I've gotten ahead of myself; so on to his musical career.  If you check into the blog:  doo-wop-groups.blogspot.com  and insert in the search the name Tommy Liss, you will find out a lot.  You will discover that he was signed to a new record label locally owned and in 1963 was convinced to record under the name Tommy Liss because noone knew how to pronounce his real last name.  I heard that this made his dad very angry.  They put his records on the juke box at Crowley's Highland House cafe and his dad had to tell everyone that Tommy Liss was his son.  On that blog's site, you can listen to his records; discover that he recorded as both Tommy Liss and the Cabarets with The Matadors as backup and as Tommy Liss and the Matadors. 

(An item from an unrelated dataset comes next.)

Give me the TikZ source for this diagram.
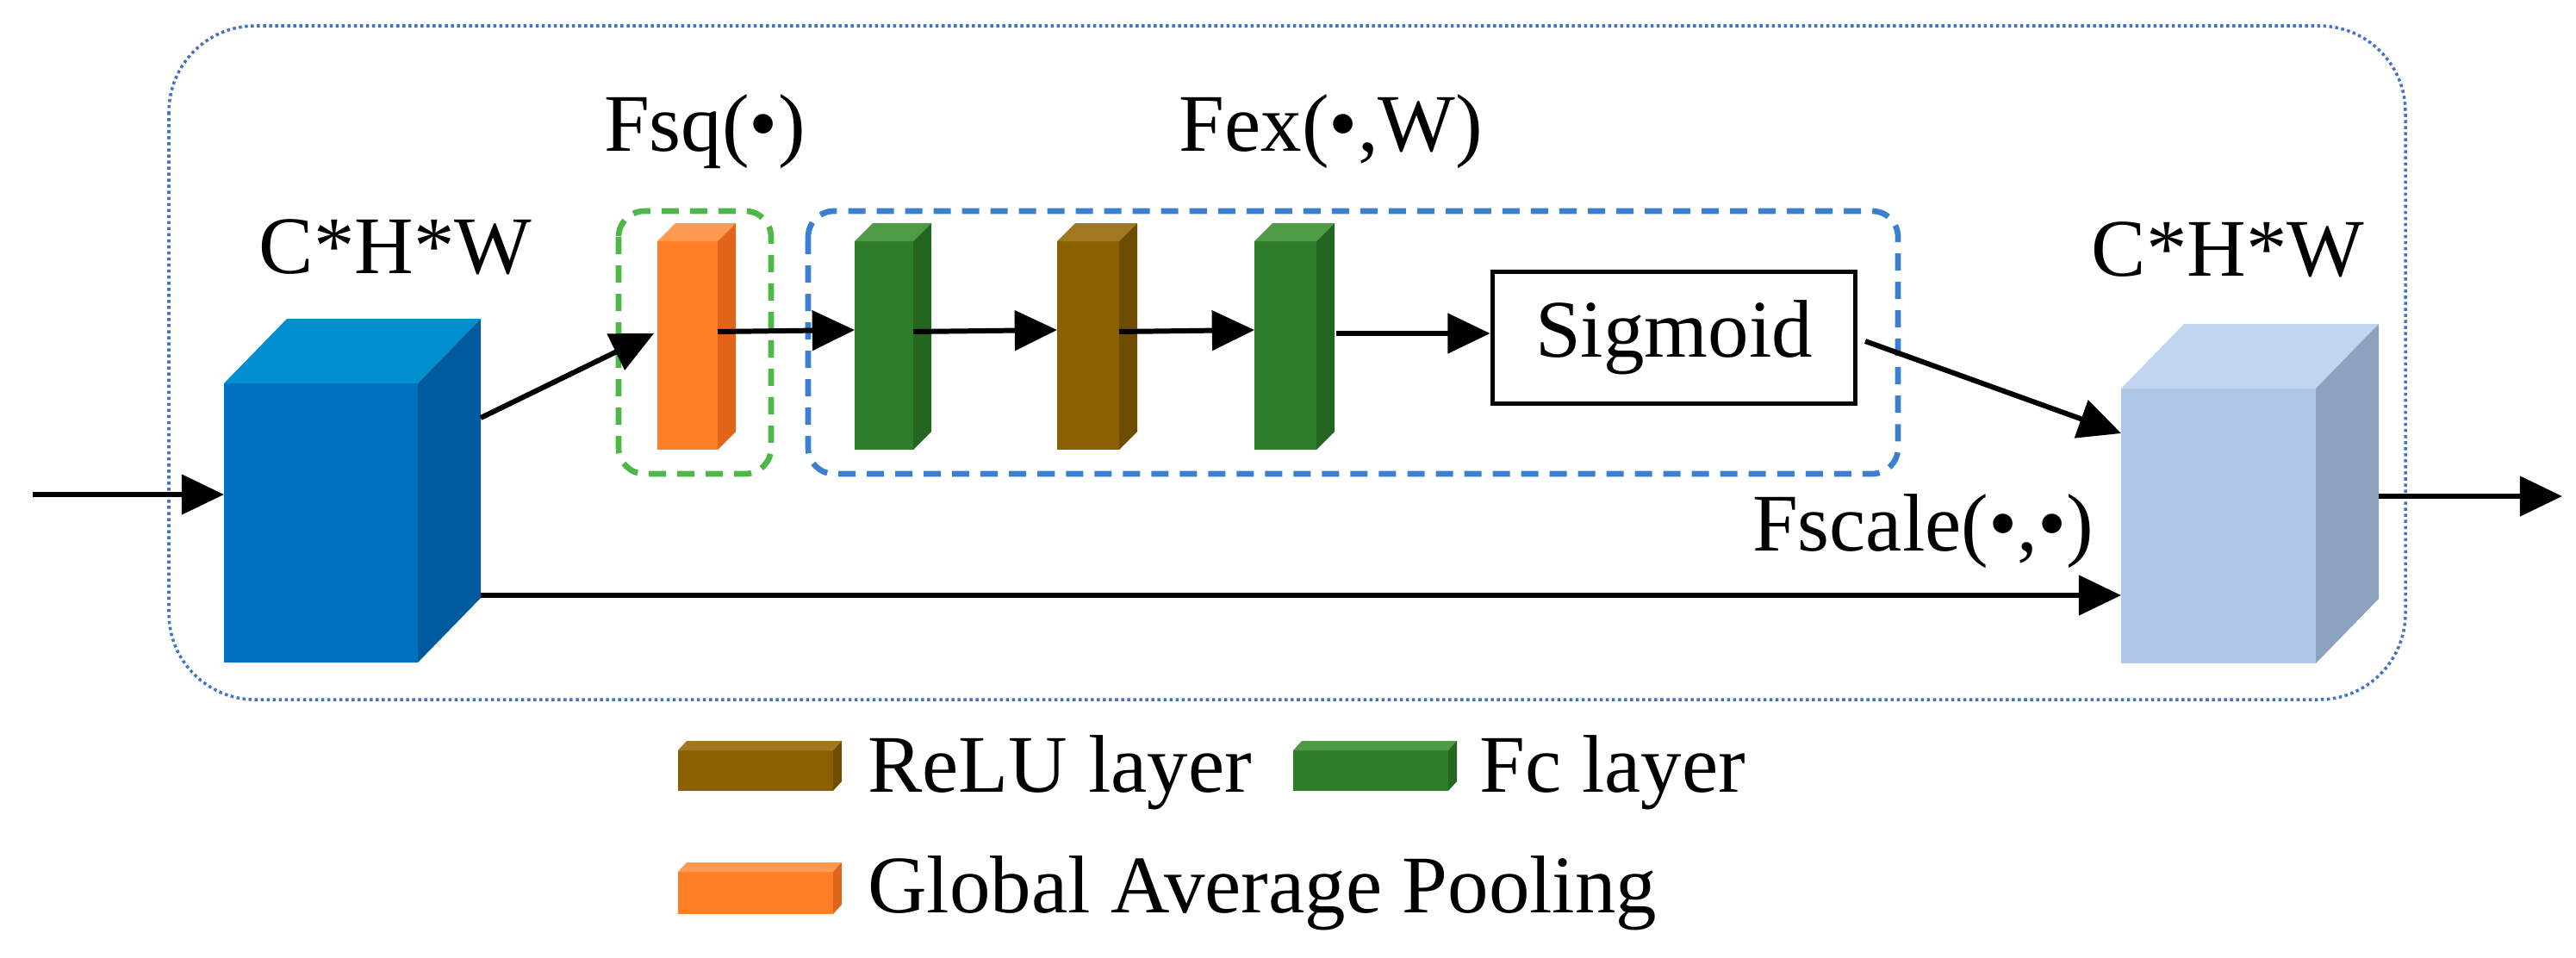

For the next few years he traveled back and forth to Nashville, sang in clubs there, and recorded numerous demos for various studios.  He changed his name again to honor a friend who had died.  He was now Tommy Sears.  Under this name he worked at Guys and Dolls and recorded "Walk on the Outside" his most successful record.  At the Guys and Dolls, he sang with a group called the Raspberry Ice (later just the Ice).  With them, he recorded a Tom Jones cover of "It's not unusual".   My favorite is one called "Salvation Train" a funky gospel piece.  Tom eventually married a singer named Janet Combs and recorded songs with her group.  

I last heard him sing at his father's funeral.  His complete bio is extensive and very interesting but I'll not go into it here.